Tuesday, March 11, 2025

Cloud Maintenance

Although it's often referred to as "infrastructure as code", there is very little code in what most people call DevOps. It's mostly markup. This can cause maintenance issues. There are, however, ways of dealing with this situation.

CDK8s is the Cloud Development Kit for Kubernetes. It has Typescript, Java, Python and Go implementations.
"I wouldn’t head down the Helm path for that before I took a long look at CDK8s.  Helm templates are a nightmare for debugging in my experience. Instead having a real programming language backing up the templates is so much better...  It renders the YAML, it does not apply it. I use it with ArgoCD as my deployment mechanism. So I take the resulting YAML and check it into git for ArgoCD to apply to the cluster.  Execution of the CDK8s code and check into git is automatic as part of the CI jobs." [Reddit]
CDK8s is a templating framework that allows you to build K8s config files in a number of languages, including Java.

"KCL is an open-source, constraint-based record and functional programming language. It leverages mature programming language technology and practices to facilitate the writing of many complex configurations. KCL is designed to improve modularity, scalability, and stability around configuration, simplify logic writing, speed up automation, and create a thriving extension ecosystem." [DevOps.dev]. Its config is made up of schema, lambdas and rules [home] that constrain not just the structure of the document but also the values.

KCL is a new language whild CDK8s leverages popular languages that already exist.

Saturday, March 8, 2025

Automated documentation

I've never seen anybody go back to fixing documentation that goes out of date - but then I've only been software engineering for 30 years. Since nobody ever fixes it, a better strategy is to automate it.

To this end, there is OpenApi (formally Swagger) for documenting REST API endpoints. There are tools that convert the OpenAPI config files into Python, Java, Scala amongst others. You can go the other way and generate code from the OpenAPI config files (example for Python here). 

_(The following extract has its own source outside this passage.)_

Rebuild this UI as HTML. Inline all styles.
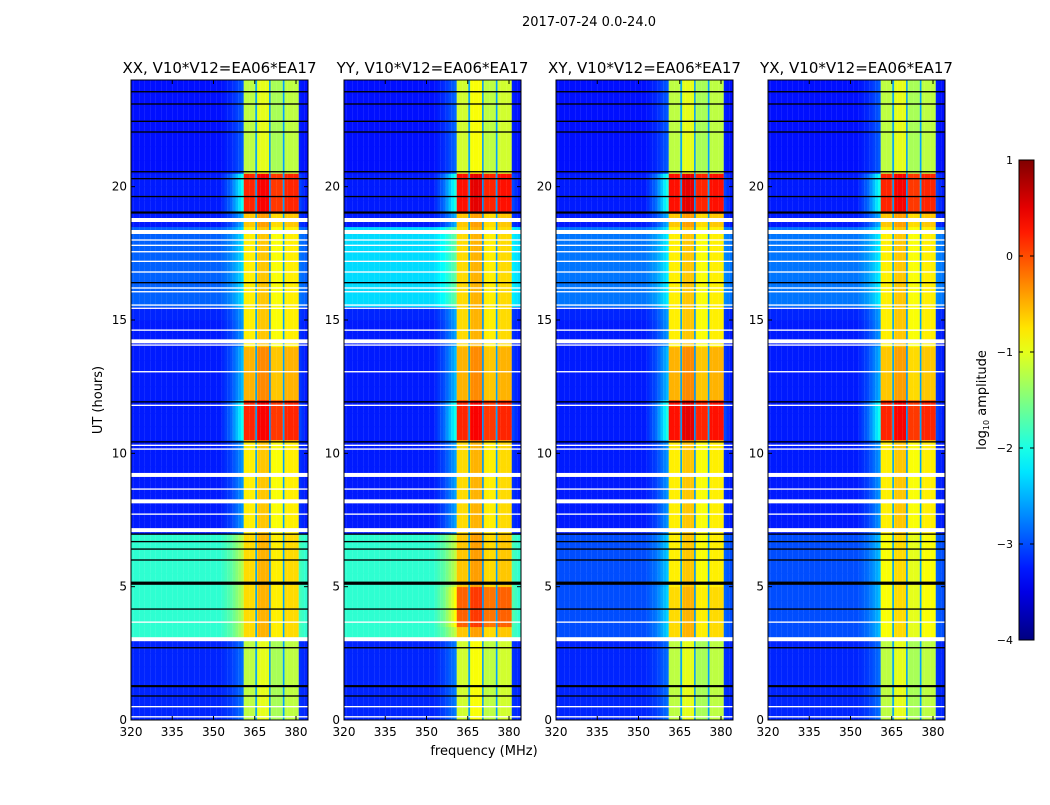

An example can be found in the Apache Polaris codebase where Gradle builds the classes given a YAML file. IntelliJ quite cleverly recognises it as an OpenApi file and allows you to test the API by invoking the service through the IDE.

IntelliJ's version of Postman

It will even generate the DTOs as defined in the YAML file.

Databricks' DABs

If you're writing Databricks code in an IDE that is to be run on an ad hoc basis (rather than some CI/CD pipeline) you might want to use the Databricks VSCode plugin. This will automatically build your Data Asset Bundle for you. Upon signing in, a databricks.yml file will be created at the root of your project. It contains the minimum amount of information to deploy your code to .bundle in your DBx home directory under a sub-folder called the bundle's name field.

You can also deploy bundles via VSCode. Configure a root_path under workspace in databricks.yml and when you press the cloud button on the BUNDLE RESOURCE EXPLORER pane withing the Databricks module:

Upload via the cloud button
the bundle will be uploaded to the workspace and directory specified. You can, of course, use the databricks CLI. But for ad hoc uploads, VS Code is very convenient. By default, deployments are to /Users/${workspace.current_user.userName}/.bundle/${bundle.target}/${bundle.name}.

Configuration can be for development of production mode. The advantage of development is "turns off any schedules and automatic triggers for jobs and turns on development mode for Delta Live Tables pipelines. This lets developers execute and test their code without impacting production data or resources." [1]

[1] Data Engineering With Databricks, Cookbook.